- [Information supplied]
Start
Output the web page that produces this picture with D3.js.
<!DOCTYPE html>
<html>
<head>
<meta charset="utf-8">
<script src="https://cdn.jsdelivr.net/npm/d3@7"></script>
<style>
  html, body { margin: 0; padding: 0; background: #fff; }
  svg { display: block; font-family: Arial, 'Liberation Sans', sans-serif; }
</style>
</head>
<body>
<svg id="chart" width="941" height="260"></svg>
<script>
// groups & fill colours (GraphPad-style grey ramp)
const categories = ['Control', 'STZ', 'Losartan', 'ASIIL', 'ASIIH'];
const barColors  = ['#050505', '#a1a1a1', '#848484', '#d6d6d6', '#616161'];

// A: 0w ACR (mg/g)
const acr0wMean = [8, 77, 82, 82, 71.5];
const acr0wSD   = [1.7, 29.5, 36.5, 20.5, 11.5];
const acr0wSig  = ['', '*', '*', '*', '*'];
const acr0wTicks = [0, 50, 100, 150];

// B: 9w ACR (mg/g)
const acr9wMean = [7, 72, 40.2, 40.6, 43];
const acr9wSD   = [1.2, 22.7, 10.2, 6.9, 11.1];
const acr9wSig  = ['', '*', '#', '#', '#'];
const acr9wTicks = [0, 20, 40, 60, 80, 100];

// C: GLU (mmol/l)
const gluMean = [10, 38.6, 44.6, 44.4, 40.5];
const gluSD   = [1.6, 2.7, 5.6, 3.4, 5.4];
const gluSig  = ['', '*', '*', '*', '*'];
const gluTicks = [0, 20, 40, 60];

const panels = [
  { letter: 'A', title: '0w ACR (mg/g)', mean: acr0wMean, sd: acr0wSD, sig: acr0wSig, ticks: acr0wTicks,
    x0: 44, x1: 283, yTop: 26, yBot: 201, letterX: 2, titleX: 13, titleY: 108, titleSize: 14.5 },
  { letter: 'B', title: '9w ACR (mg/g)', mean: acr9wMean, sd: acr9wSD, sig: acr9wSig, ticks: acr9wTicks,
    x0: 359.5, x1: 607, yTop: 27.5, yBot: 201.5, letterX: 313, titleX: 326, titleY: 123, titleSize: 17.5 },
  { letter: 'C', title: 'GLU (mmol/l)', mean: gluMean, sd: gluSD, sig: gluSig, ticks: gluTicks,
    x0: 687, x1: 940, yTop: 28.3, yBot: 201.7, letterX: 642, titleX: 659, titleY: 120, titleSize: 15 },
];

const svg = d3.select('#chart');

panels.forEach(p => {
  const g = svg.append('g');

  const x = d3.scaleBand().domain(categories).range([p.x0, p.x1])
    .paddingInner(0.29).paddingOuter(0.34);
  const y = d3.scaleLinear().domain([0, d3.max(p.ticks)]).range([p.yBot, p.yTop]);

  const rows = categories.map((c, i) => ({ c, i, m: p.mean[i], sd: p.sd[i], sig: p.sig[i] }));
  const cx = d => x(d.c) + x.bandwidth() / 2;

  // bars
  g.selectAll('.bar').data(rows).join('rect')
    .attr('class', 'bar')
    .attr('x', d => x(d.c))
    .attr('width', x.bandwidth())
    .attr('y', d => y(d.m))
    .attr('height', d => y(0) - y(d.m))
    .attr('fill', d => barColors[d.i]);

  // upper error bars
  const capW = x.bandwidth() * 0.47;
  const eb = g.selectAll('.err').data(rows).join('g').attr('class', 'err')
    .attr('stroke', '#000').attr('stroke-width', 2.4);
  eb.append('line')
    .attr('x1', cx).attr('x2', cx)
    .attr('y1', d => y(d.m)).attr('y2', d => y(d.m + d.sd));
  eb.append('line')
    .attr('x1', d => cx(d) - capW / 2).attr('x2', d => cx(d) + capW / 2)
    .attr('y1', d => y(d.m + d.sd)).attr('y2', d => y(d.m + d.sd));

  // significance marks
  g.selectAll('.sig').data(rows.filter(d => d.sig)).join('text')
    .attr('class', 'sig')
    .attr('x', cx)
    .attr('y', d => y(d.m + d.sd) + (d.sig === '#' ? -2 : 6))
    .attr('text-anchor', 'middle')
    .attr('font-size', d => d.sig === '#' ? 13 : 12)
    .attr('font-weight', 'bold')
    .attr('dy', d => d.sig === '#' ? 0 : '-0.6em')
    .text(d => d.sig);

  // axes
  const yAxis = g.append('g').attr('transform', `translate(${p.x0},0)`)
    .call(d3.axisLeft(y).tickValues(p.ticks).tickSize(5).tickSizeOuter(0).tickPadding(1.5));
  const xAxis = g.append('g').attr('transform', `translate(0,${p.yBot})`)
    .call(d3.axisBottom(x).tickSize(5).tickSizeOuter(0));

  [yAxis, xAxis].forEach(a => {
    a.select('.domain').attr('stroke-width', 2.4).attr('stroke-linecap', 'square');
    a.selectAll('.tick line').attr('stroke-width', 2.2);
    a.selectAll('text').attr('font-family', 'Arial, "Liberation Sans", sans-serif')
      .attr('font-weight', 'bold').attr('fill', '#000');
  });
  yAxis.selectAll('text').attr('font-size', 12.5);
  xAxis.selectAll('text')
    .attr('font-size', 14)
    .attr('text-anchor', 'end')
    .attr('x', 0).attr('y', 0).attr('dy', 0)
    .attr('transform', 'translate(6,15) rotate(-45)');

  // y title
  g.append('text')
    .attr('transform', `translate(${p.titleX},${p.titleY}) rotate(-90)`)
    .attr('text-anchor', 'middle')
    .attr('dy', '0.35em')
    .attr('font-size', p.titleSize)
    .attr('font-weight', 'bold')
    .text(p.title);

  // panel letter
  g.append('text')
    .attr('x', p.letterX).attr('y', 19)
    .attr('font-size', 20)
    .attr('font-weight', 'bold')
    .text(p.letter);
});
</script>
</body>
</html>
End
Start
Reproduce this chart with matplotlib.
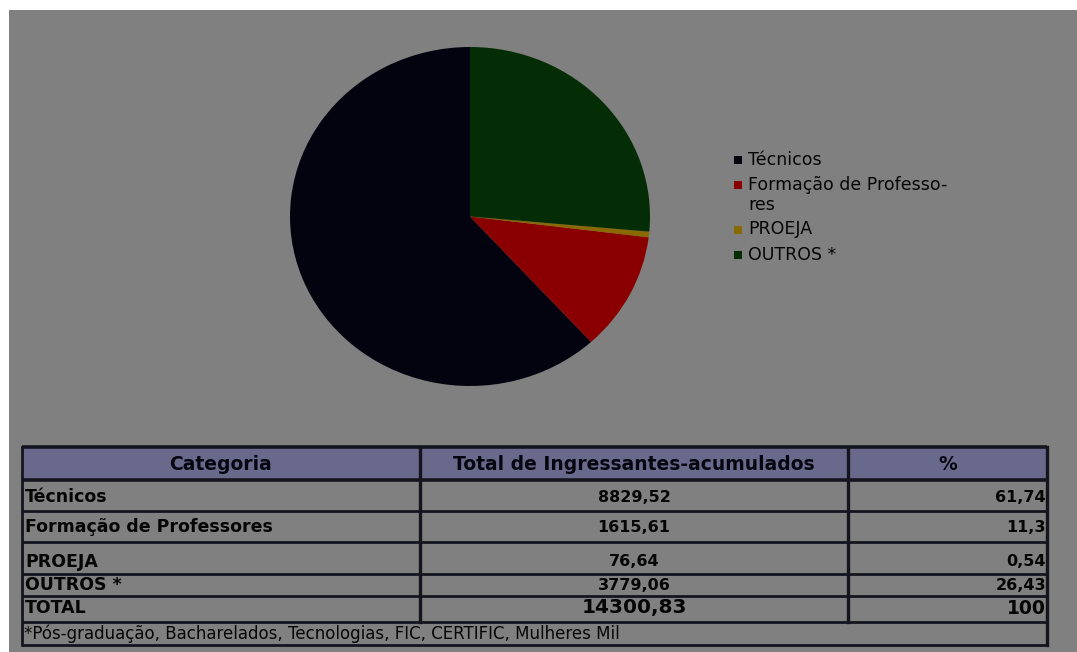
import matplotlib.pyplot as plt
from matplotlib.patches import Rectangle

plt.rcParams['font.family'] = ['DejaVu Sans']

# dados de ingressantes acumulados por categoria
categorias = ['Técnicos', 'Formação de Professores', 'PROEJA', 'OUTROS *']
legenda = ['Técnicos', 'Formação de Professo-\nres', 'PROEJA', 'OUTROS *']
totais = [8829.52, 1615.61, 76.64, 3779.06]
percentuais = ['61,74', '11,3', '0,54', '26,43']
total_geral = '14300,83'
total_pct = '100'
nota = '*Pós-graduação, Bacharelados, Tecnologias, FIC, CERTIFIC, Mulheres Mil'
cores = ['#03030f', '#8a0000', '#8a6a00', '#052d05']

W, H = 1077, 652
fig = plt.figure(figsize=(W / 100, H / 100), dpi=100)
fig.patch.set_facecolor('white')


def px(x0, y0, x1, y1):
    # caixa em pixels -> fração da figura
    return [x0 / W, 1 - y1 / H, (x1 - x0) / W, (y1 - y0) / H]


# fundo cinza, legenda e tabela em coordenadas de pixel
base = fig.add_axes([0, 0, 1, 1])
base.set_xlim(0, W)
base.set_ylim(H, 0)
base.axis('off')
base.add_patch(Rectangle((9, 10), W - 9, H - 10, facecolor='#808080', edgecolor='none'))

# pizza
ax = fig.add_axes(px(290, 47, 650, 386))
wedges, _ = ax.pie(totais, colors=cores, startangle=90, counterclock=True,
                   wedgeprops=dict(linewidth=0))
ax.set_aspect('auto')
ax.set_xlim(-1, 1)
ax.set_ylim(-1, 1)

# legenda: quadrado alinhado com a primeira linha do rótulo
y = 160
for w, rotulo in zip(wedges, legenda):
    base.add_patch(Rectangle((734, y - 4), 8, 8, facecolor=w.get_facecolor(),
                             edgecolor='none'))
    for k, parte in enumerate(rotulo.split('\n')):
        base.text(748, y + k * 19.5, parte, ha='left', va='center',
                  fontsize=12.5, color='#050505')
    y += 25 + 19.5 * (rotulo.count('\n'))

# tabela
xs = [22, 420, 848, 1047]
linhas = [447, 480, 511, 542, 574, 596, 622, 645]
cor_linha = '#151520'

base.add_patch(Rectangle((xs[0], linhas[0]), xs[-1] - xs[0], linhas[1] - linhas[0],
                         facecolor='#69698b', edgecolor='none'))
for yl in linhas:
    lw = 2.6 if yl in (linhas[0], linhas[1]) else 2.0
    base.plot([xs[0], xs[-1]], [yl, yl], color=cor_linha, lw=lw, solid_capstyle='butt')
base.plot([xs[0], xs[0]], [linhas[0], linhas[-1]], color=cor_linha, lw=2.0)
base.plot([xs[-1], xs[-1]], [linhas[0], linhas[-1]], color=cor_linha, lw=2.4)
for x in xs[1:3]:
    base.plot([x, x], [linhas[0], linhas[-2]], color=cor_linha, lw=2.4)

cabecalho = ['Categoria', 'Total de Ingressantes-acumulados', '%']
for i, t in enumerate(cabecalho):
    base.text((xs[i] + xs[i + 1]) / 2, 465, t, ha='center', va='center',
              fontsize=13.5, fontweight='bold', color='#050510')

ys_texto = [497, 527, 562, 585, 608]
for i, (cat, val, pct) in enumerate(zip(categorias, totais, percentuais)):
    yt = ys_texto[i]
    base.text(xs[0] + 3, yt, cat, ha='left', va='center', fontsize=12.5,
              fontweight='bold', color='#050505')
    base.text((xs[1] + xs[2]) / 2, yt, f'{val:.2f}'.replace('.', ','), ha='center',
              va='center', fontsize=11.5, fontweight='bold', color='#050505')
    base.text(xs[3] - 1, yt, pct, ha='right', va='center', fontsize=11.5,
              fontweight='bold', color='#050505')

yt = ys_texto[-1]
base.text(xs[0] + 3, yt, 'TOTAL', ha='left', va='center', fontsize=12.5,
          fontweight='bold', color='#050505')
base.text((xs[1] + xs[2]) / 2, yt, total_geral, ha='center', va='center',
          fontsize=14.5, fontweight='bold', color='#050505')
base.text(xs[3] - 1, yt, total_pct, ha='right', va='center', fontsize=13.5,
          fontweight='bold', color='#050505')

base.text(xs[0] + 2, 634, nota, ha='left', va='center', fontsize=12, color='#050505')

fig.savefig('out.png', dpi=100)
End
- [Task objective]
From the line that contains "Output the web" through the line that contains "const gluTicks = [0, 20, 40, 60];", reproduce every line exactly, both end lines included.

- [Finished answer]
Output the web page that produces this picture with D3.js.
<!DOCTYPE html>
<html>
<head>
<meta charset="utf-8">
<script src="https://cdn.jsdelivr.net/npm/d3@7"></script>
<style>
  html, body { margin: 0; padding: 0; background: #fff; }
  svg { display: block; font-family: Arial, 'Liberation Sans', sans-serif; }
</style>
</head>
<body>
<svg id="chart" width="941" height="260"></svg>
<script>
// groups & fill colours (GraphPad-style grey ramp)
const categories = ['Control', 'STZ', 'Losartan', 'ASIIL', 'ASIIH'];
const barColors  = ['#050505', '#a1a1a1', '#848484', '#d6d6d6', '#616161'];

// A: 0w ACR (mg/g)
const acr0wMean = [8, 77, 82, 82, 71.5];
const acr0wSD   = [1.7, 29.5, 36.5, 20.5, 11.5];
const acr0wSig  = ['', '*', '*', '*', '*'];
const acr0wTicks = [0, 50, 100, 150];

// B: 9w ACR (mg/g)
const acr9wMean = [7, 72, 40.2, 40.6, 43];
const acr9wSD   = [1.2, 22.7, 10.2, 6.9, 11.1];
const acr9wSig  = ['', '*', '#', '#', '#'];
const acr9wTicks = [0, 20, 40, 60, 80, 100];

// C: GLU (mmol/l)
const gluMean = [10, 38.6, 44.6, 44.4, 40.5];
const gluSD   = [1.6, 2.7, 5.6, 3.4, 5.4];
const gluSig  = ['', '*', '*', '*', '*'];
const gluTicks = [0, 20, 40, 60];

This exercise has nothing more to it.